**TASK DETAILS**
Using the listing below, output only the lines from the one that contains "Write the seaborn" through the one that contains "import matplotlib.pyplot as plt", inclusive, exactly as given and without images.

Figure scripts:

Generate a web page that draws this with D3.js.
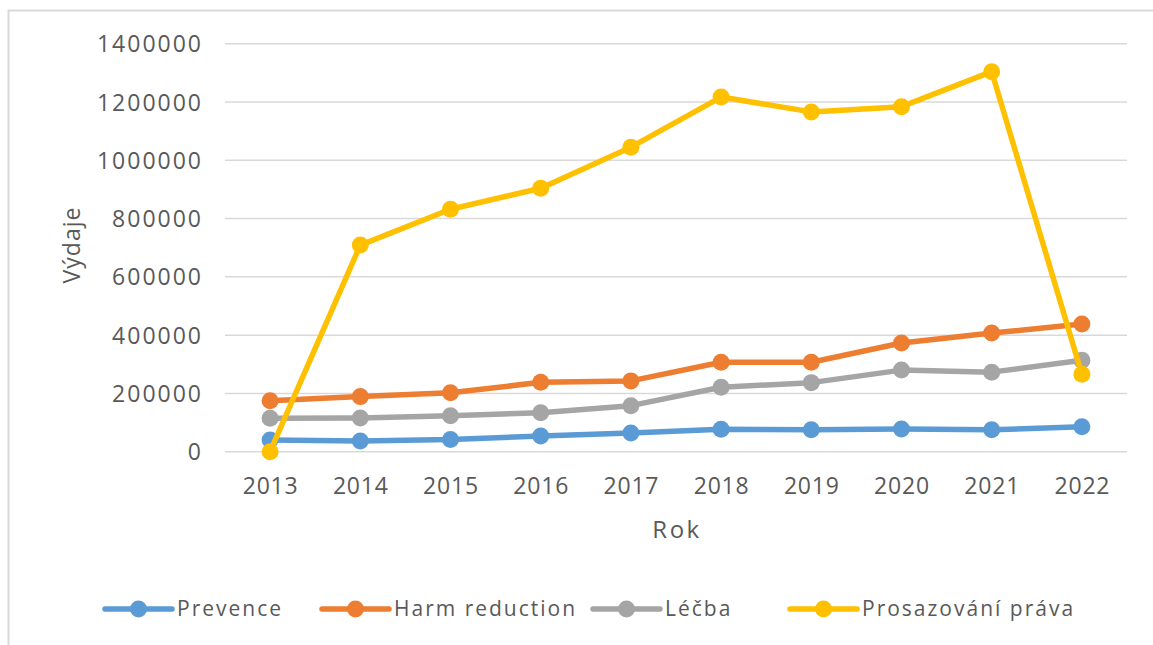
<!DOCTYPE html>
<html><head><meta charset="utf-8">
<script src="https://cdn.jsdelivr.net/npm/d3@7"></script>
<style>body{margin:0;background:#fff;} svg{display:block;font-family:"Open Sans",sans-serif;}</style>
</head><body>
<svg id="chart" width="1153" height="645"></svg>
<script>
const years = ["2013","2014","2015","2016","2017","2018","2019","2020","2021","2022"];
const prevence = [40000,37000,42000,54000,64000,77000,75000,78000,75000,86000];
const harmReduction = [175000,189000,202000,238000,243000,307000,307000,373000,407000,438000];
const lecba = [115000,116000,123000,134000,158000,221000,237000,280000,273000,314000];
const prosazovani = [0,709000,832000,904000,1045000,1217000,1166000,1184000,1304000,266000];
const yTicks = [0,200000,400000,600000,800000,1000000,1200000,1400000];
const seriesNames = ["Prevence","Harm reduction","Léčba","Prosazování práva"];
const colors = ["#5B9BD5","#ED7D31","#A5A5A5","#FFC000"];
const seriesData = [prevence, harmReduction, lecba, prosazovani];

const svg = d3.select("#chart");
const L = 225, R = 1127, T = 43.7, B = 451.7;
const x = d3.scalePoint().domain(years).range([L,R]).padding(0.5);
const y = d3.scaleLinear().domain([0,1400000]).range([B,T]);

// outer border (left + top)
svg.append("path").attr("d","M8.5,645 V10.5 H1153").attr("fill","none").attr("stroke","#D9D9D9").attr("stroke-width",2);

// grid
svg.append("g").selectAll("line").data(yTicks).join("line")
  .attr("x1",L).attr("x2",R).attr("y1",d=>y(d)).attr("y2",d=>y(d))
  .attr("stroke","#D9D9D9").attr("stroke-width",1.5);

// y axis
const yAxis = svg.append("g").attr("transform",`translate(${L},0)`)
  .call(d3.axisLeft(y).tickValues(yTicks).tickSize(0).tickPadding(22).tickFormat(d3.format("d")));
yAxis.select(".domain").remove();
yAxis.selectAll("text").attr("fill","#595959").attr("font-size",23).attr("font-family","Open Sans")
  .attr("letter-spacing","2px").attr("dy","0.35em");

// x axis
const xAxis = svg.append("g").attr("transform",`translate(0,${B})`)
  .call(d3.axisBottom(x).tickSize(0).tickPadding(26));
xAxis.select(".domain").remove();
xAxis.selectAll("text").attr("fill","#595959").attr("font-size",23).attr("font-family","Open Sans")
  .attr("letter-spacing","0.8px");

// titles
svg.append("text").attr("x",677).attr("y",538).attr("text-anchor","middle")
  .attr("font-size",24).attr("letter-spacing","2.5px").attr("fill","#595959").text("Rok");
svg.append("text").attr("transform","translate(80,245) rotate(-90)").attr("text-anchor","middle")
  .attr("font-size",23).attr("letter-spacing","1px").attr("fill","#595959").text("Výdaje");

// lines
const line = d3.line().x((d,i)=>x(years[i])).y(d=>y(d));
seriesData.forEach((s,k)=>{
  const g = svg.append("g");
  g.append("path").datum(s).attr("d",line).attr("fill","none")
    .attr("stroke",colors[k]).attr("stroke-width",5.5).attr("stroke-linejoin","round").attr("stroke-linecap","round");
  g.selectAll("circle").data(s).join("circle")
    .attr("cx",(d,i)=>x(years[i])).attr("cy",d=>y(d)).attr("r",8.5).attr("fill",colors[k]);
});

// legend
const legendX = [105,322,593,790];
const lg = svg.append("g");
seriesNames.forEach((n,k)=>{
  const g = lg.append("g").attr("transform",`translate(${legendX[k]},609)`);
  g.append("line").attr("x1",0).attr("x2",67).attr("y1",0).attr("y2",0)
    .attr("stroke",colors[k]).attr("stroke-width",5.5).attr("stroke-linecap","round");
  g.append("circle").attr("cx",33.5).attr("cy",0).attr("r",8.5).attr("fill",colors[k]);
  g.append("text").attr("x",72).attr("y",0).attr("dy","0.35em")
    .attr("font-size",21).attr("letter-spacing","2px").attr("fill","#595959").text(n);
});
</script>
</body></html>
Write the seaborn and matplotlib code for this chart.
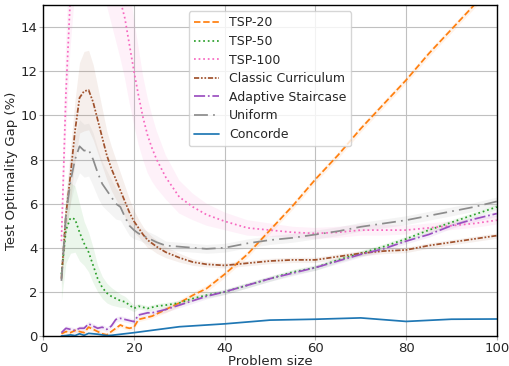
import numpy as np
import pandas as pd
import seaborn as sns
import matplotlib
matplotlib.use("Agg")
import matplotlib.pyplot as plt

# problem sizes (shared by the learned models)
sizes = [4, 5, 6, 7, 8, 9, 10, 11, 12, 13, 14, 15, 16, 17, 18, 19, 20, 21, 22, 23, 24, 25,
         27, 30, 33, 36, 40, 45, 50, 55, 60, 65, 70, 75, 80, 85, 90, 95, 100]

tsp20 = [0.1, 0.2, 0.15, 0.25, 0.2, 0.15, 0.4, 0.3, 0.2, 0.1, 0.05, 0.2, 0.35, 0.5, 0.4, 0.35, 0.4,
         0.75, 0.8, 0.85, 0.9, 1.0, 1.2, 1.5, 1.85, 2.15, 2.8, 3.7, 4.8, 5.9, 7.1, 8.2, 9.4, 10.5,
         11.6, 12.8, 13.9, 15.0, 16.1]
tsp20_err = [0.1] * 22 + [0.15] * 17

tsp50 = [2.8, 4.8, 5.35, 5.3, 4.7, 4.2, 3.8, 3.2, 2.6, 2.2, 1.95, 1.8, 1.7, 1.6, 1.55, 1.4, 1.25,
         1.35, 1.3, 1.25, 1.3, 1.35, 1.4, 1.5, 1.7, 1.85, 2.0, 2.3, 2.6, 2.9, 3.1, 3.45, 3.75, 4.05,
         4.4, 4.8, 5.15, 5.5, 5.85]
tsp50_err = [1.2, 1.5, 1.6, 1.5, 1.3, 1.0, 0.9, 0.8, 0.6, 0.5, 0.45, 0.4, 0.35, 0.3, 0.25, 0.2,
             0.15] + [0.12] * 22

tsp100 = [4.3, 11.0, 15.5, 18.0, 20.0, 21.0, 21.0, 20.5, 19.5, 18.5, 17.5, 16.7, 15.9, 15.2, 14.4,
          13.2, 12.0, 10.9, 9.9, 9.1, 8.5, 8.0, 7.2, 6.3, 5.85, 5.5, 5.2, 4.9, 4.8, 4.7, 4.65, 4.7,
          4.8, 4.8, 4.8, 4.9, 5.0, 5.1, 5.25]
tsp100_err = [1.0, 2.0, 2.5, 2.5, 2.5, 2.5, 2.5, 2.5, 2.5, 2.5, 2.5, 2.5, 2.5, 2.6, 2.7, 2.6, 2.4,
              2.2, 1.9, 1.7, 1.5, 1.3, 1.0, 0.75, 0.6, 0.5, 0.4, 0.35, 0.3, 0.25, 0.25, 0.25, 0.25,
              0.25, 0.2, 0.2, 0.2, 0.2, 0.2]

classic = [2.6, 5.5, 7.3, 9.3, 10.8, 11.1, 11.15, 10.6, 9.8, 9.0, 8.2, 7.6, 7.1, 6.6, 6.1, 5.6, 5.2,
           4.9, 4.6, 4.35, 4.2, 4.05, 3.8, 3.55, 3.35, 3.25, 3.2, 3.3, 3.4, 3.45, 3.45, 3.6, 3.75,
           3.85, 3.9, 4.1, 4.25, 4.4, 4.55]
classic_err = [0.3, 0.9, 1.2, 1.4, 1.6, 1.8, 1.8, 1.7, 1.5, 1.3, 1.1, 1.0, 0.9, 0.8, 0.7, 0.6, 0.5,
               0.4, 0.35, 0.35, 0.3, 0.3, 0.25, 0.2, 0.15] + [0.12] * 14

adaptive = [0.15, 0.35, 0.3, 0.25, 0.35, 0.35, 0.55, 0.45, 0.35, 0.4, 0.3, 0.45, 0.75, 0.8, 0.75,
            0.7, 0.65, 0.95, 1.0, 1.05, 1.05, 1.1, 1.2, 1.4, 1.6, 1.8, 2.0, 2.3, 2.6, 2.85, 3.1,
            3.4, 3.7, 3.95, 4.3, 4.6, 5.0, 5.3, 5.55]
adaptive_err = [0.12] * 39

uniform = [2.5, 5.5, 7.0, 8.0, 8.6, 8.4, 8.45, 8.0, 7.4, 6.9, 6.6, 6.3, 6.0, 5.85, 5.4, 5.0, 4.8,
           4.65, 4.55, 4.45, 4.35, 4.25, 4.1, 4.05, 4.0, 3.95, 4.0, 4.2, 4.35, 4.45, 4.6, 4.75,
           4.95, 5.1, 5.25, 5.45, 5.65, 5.85, 6.1]
uniform_err = [0.3, 0.8, 1.0, 1.1, 1.2, 1.2, 1.2, 1.2, 1.1, 1.0, 0.9, 0.8, 0.7, 0.6, 0.5, 0.45, 0.4,
               0.3, 0.3, 0.3, 0.3, 0.3] + [0.2] * 17

# concorde is only evaluated at a few sizes
conc_sizes = [4, 5, 6, 7, 8, 9, 10, 11, 12, 13, 14, 15, 20, 30, 40, 50, 60, 70, 80, 90, 100]
concorde = [0.0, 0.02, 0.05, 0.02, 0.1, 0.03, 0.12, 0.1, 0.08, 0.05, 0.02, 0.03, 0.15, 0.42, 0.55,
            0.72, 0.76, 0.82, 0.66, 0.76, 0.77]

sns.set_style("whitegrid", {"axes.edgecolor": "black", "xtick.bottom": True, "ytick.left": True,
                            "grid.color": "#c0c0c0"})
plt.rcParams["font.family"] = ["DejaVu Sans"]
plt.rcParams["font.size"] = 9.5

fig, ax = plt.subplots(figsize=(5.09, 3.66), dpi=100)
fig.subplots_adjust(left=0.085, right=0.976, bottom=0.082, top=0.986)

series = [
    ("TSP-20", tsp20, tsp20_err, "#ff7f0e", "--"),
    ("TSP-50", tsp50, tsp50_err, "#2ca02c", ":"),
    ("TSP-100", tsp100, tsp100_err, "#f768c0", ":"),
    ("Classic Curriculum", classic, classic_err, "#a0522d", (0, (3, 1, 1, 1, 1, 1))),
    ("Adaptive Staircase", adaptive, adaptive_err, "#9b4fc0", "-."),
    ("Uniform", uniform, uniform_err, "#8c8c8c", (0, (8, 3, 1, 3))),
]

x = np.array(sizes)
for name, vals, err, col, ls in series:
    v = np.array(vals)
    e = np.array(err)
    ax.fill_between(x, v - e, v + e, color=col, alpha=0.09, linewidth=0)

for name, vals, err, col, ls in series:
    df = pd.DataFrame({"size": sizes, "gap": vals})
    sns.lineplot(data=df, x="size", y="gap", ax=ax, color=col, linestyle=ls, linewidth=1.25, label=name)

dfc = pd.DataFrame({"size": conc_sizes, "gap": concorde})
sns.lineplot(data=dfc, x="size", y="gap", ax=ax, color="#1f77b4", linewidth=1.25, label="Concorde")

ax.set_xlim(0, 100)
ax.set_ylim(0, 15)
ax.set_xticks([0, 20, 40, 60, 80, 100])
ax.set_yticks([0, 2, 4, 6, 8, 10, 12, 14])
ax.tick_params(axis="both", direction="out", length=3, width=0.8, color="#b0b0b0", pad=1)
ax.set_xlabel("Problem size", labelpad=0)
ax.set_ylabel("Test Optimality Gap (%)", labelpad=2)
for s in ax.spines.values():
    s.set_color("black")
    s.set_linewidth(1.0)

ax.legend(loc="upper center", fontsize=9, borderpad=0.4, labelspacing=0.45)

plt.savefig("out.png", dpi=100)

**FINAL RESULT**
Write the seaborn and matplotlib code for this chart.
import numpy as np
import pandas as pd
import seaborn as sns
import matplotlib
matplotlib.use("Agg")
import matplotlib.pyplot as plt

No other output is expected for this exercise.